Most Disturbing Allegations

  • The school routinely enrolled students who couldn’t benefit from its programs. For example, the institution admitted a blind student into a computer networking program that required students “to read codes, and identify various plugs and wires by color in order to repair technical issues with computers.” When Lipscomb heard that the school was pressuring an admissions representative to enroll the student, he brought his objections to the director of recruiting, who told him “that it was not ITT’s problem or place to dissuade the student from enrolling in the program.” Predictably, this student dropped out of the school within four weeks, but not before he had taken out “an entire quarter’s worth of student loan debt” that he would have to repay even though he hadn’t received any benefit from the program.

  • Recruiters for the school regularly misled prospective students about “the programs they offer, and the training they provide.” For instance, admissions representatives were told to deceive prospective students by telling them that the institution’s criminal justice program prepared students for “jobs doing forensic science work like they see in CSI Miami.”  In reality, students need to take advanced chemistry and other science courses, which were not offered at the school, to become “a crime scene investigator or forensic scientist.”

  • Financial aid administrators at the school routinely encouraged students to lie on their federal student aid application forms about their income and the number of dependents in their household so that they could receive larger financial aid awards from the government. They were also instructed to tell prospective students who were nervous about taking on debt to attend the school that “nobody pays back the loans anyways.”

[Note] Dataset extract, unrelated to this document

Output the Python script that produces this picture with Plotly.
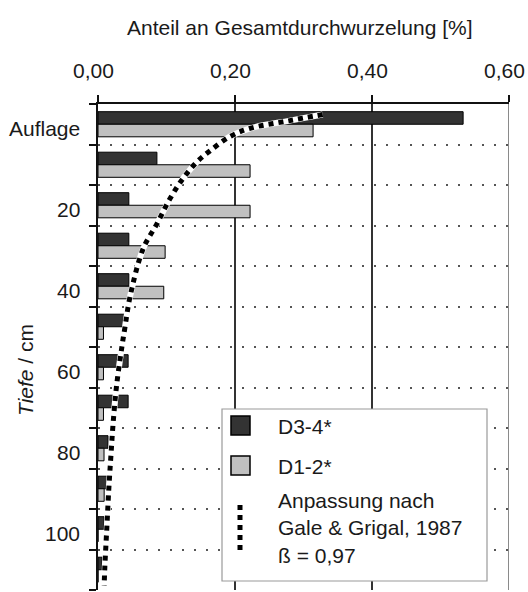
import plotly.graph_objects as go

# Depth rows (row centres, cm); 0 = "Auflage" (litter layer)
depth = [0, 10, 20, 30, 40, 50, 60, 70, 80, 90, 100, 110]
d34 = [0.533, 0.086, 0.045, 0.045, 0.045, 0.041, 0.044, 0.044, 0.0146, 0.014, 0.009, 0.006]
d12 = [0.314, 0.222, 0.222, 0.098, 0.096, 0.008, 0.008, 0.008, 0.0088, 0.009, 0.0, 0.0]

# fitted curve
curve_y = [-2.4, -0.9, 1.0, 3.0, 6.5, 9.2, 13.4, 18.4, 24.6, 30.7, 42.4, 50.5, 54.8, 64.7, 74.0, 81.5, 89.4, 99.3, 109.2, 114.0]
curve_x = [0.328, 0.280, 0.222, 0.193, 0.164, 0.145, 0.124, 0.105, 0.086, 0.066, 0.047, 0.039, 0.035, 0.027, 0.022, 0.019, 0.016, 0.013, 0.010, 0.009]

ytick_vals = [0, 20, 40, 60, 80, 100]
ytick_text = ["Auflage", "20", "40", "60", "80", "100"]
row_bounds = [-5, 5, 15, 25, 35, 45, 55, 65, 75, 85, 95, 105, 115]
xtick_vals = [0, 0.2, 0.4, 0.6]
xtick_text = ["0,00", "0,20", "0,40", "0,60"]

legend_labels = ["D3-4*", "D1-2*", "Anpassung nach<br>Gale & Grigal, 1987<br>ß = 0,97"]
DARK = "#333333"
LIGHT = "#c0c0c0"

FONT = "Liberation Sans, Arial, sans-serif"
W, H = 528, 592
ML, MR, MT, MB = 98, 19, 104, 2
PW, PH = W - ML - MR, H - MT - MB


def px(xw):
    """window pixel x -> paper x"""
    return (xw - ML) / PW


def py(yw):
    """window pixel y -> paper y"""
    return (H - MB - yw) / PH


fig = go.Figure()
fig.add_trace(go.Bar(y=depth, x=d34, orientation="h", name=legend_labels[0], showlegend=False,
                     marker=dict(color=DARK, line=dict(color="#000000", width=1))))
fig.add_trace(go.Bar(y=depth, x=d12, orientation="h", name=legend_labels[1], showlegend=False,
                     marker=dict(color=LIGHT, line=dict(color="#000000", width=1))))
fig.add_trace(go.Scatter(y=curve_y, x=curve_x, mode="lines", showlegend=False, hoverinfo="skip",
                         line=dict(color="white", width=6, shape="spline")))
fig.add_trace(go.Scatter(y=curve_y, x=curve_x, mode="lines", showlegend=False,
                         name=legend_labels[2],
                         line=dict(color="black", width=5, dash="dot", shape="spline")))

shapes = [
    # right frame line
    dict(type="line", xref="x", yref="paper", x0=0.6, x1=0.6, y0=0, y1=1,
         line=dict(color="#8a8a8a", width=2), layer="below"),
    # legend box
    dict(type="rect", xref="paper", yref="paper", x0=px(222), x1=px(487), y0=py(581), y1=py(409),
         line=dict(color="#9a9a9a", width=1.2), fillcolor="white", layer="above"),
    dict(type="rect", xref="paper", yref="paper", x0=px(231), x1=px(250), y0=py(435), y1=py(416),
         line=dict(color="#000", width=1.5), fillcolor=DARK, layer="above"),
    dict(type="rect", xref="paper", yref="paper", x0=px(231), x1=px(250), y0=py(475), y1=py(456),
         line=dict(color="#000", width=1.5), fillcolor=LIGHT, layer="above"),
    dict(type="line", xref="paper", yref="paper", x0=px(240), x1=px(240), y0=py(550), y1=py(504),
         line=dict(color="#000", width=5, dash="dot"), layer="above"),
]

annotations = [
    dict(text="Anteil an Gesamtdurchwurzelung [%]", xref="paper", yref="paper",
         x=px(300), y=py(27), xanchor="center", yanchor="middle", showarrow=False,
         font=dict(size=21)),
    dict(text="<i>Tiefe</i> / cm", xref="paper", yref="paper",
         x=px(25), y=py(370), xanchor="center", yanchor="middle", showarrow=False,
         textangle=-90, font=dict(size=21)),
    dict(text=legend_labels[0], xref="paper", yref="paper", x=px(276), y=py(426),
         xanchor="left", yanchor="middle", showarrow=False, font=dict(size=21)),
    dict(text=legend_labels[1], xref="paper", yref="paper", x=px(276), y=py(466),
         xanchor="left", yanchor="middle", showarrow=False, font=dict(size=21)),
    dict(text=legend_labels[2], xref="paper", yref="paper", x=px(276), y=py(528),
         xanchor="left", yanchor="middle", align="left", showarrow=False, font=dict(size=21)),
]
# depth tick labels (centred in their rows)
for v, t in zip(ytick_vals, ytick_text):
    annotations.append(dict(text=t, xref="paper", yref="y", x=px(82), y=v, yshift=-4,
                            xanchor="right", yanchor="middle", showarrow=False,
                            font=dict(size=21)))
# share tick labels (top axis)
for v, t in zip(xtick_vals, xtick_text):
    annotations.append(dict(text=t, xref="x", yref="paper", x=v, y=py(70), xshift=-5,
                            xanchor="center", yanchor="middle", showarrow=False,
                            font=dict(size=21)))

fig.update_layout(
    width=W, height=H,
    margin=dict(l=ML, r=MR, t=MT, b=MB, autoexpand=False),
    paper_bgcolor="white", plot_bgcolor="white",
    font=dict(family=FONT, size=21, color="#1a1a1a"),
    barmode="group", bargap=0.38, bargroupgap=0,
    showlegend=False,
    xaxis=dict(side="top", range=[0, 0.6], tickvals=xtick_vals, showticklabels=False,
               ticks="outside", ticklen=7, tickwidth=1.5, tickcolor="#111",
               showline=True, linecolor="#111", linewidth=1.5,
               showgrid=True, gridcolor="#333", gridwidth=1.5, zeroline=False),
    yaxis=dict(range=[115, -5], tickvals=row_bounds, showticklabels=False,
               ticks="outside", ticklen=7, tickwidth=1.5, tickcolor="#111",
               showline=True, linecolor="#111", linewidth=1.5,
               showgrid=True, gridcolor="#555", gridwidth=2, griddash="2px,10px",
               zeroline=False),
    shapes=shapes,
    annotations=annotations,
)

fig.write_html("out.html", config={"displayModeBar": False},
               post_script="document.body.style.margin='0px';document.body.style.overflow='hidden';")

The Massachusetts Attorney General’s Lawsuit Against ITT

In April, Maura Healey, Massachusetts’ Attorney General, sued ITT’s schools in the state “for engaging in unfair and harassing sales tactics and misleading students about the quality of its Computer Network Systems program, and the success of the program’s graduates in finding jobs.”

Most Disturbing Allegations

  • The schools routinely misled prospective students about their success in placing graduates of the Computer Network Systems program into jobs related to their fields of study. While the institutions’ recruiters claimed that 80 to 100 percent of program’s graduates were employed in jobs in or related to their field of study, “the real placement rates were actually 50 percent or less at each campus.”  The schools appeared to count any job involving computers as being a successful placement. For example, the company “claimed that jobs simply selling computers at big box stores counted as placements.” They also credited the schools for graduates who had internships or short-term jobs lasting less than a week.

  • The schools regularly enrolled students who were unlikely to benefit from the programs being offered. Former recruiters told the AG of “prospective students who had fourth grade reading levels or learning disabilities that would have prevented them from succeeding at ITT, who were nevertheless enrolled.” Predictably, these students were left off worse than before they enrolled – with “substantial debt” but without the training they needed to get jobs that would help them pay it off.

  • These schools routinely deceived prospective students about the quality of the programs they offered. While the institutions promised that they would provide “practical, hands-on experience,” students told the AG that the “hands-on instruction was nonexistent or involved the use of outdated technology.” Instructors often didn’t know much about the subjects they were teaching. Some would read straight from the text book, while others would tell students to “google the answers.” A few didn’t bother showing up for class at all.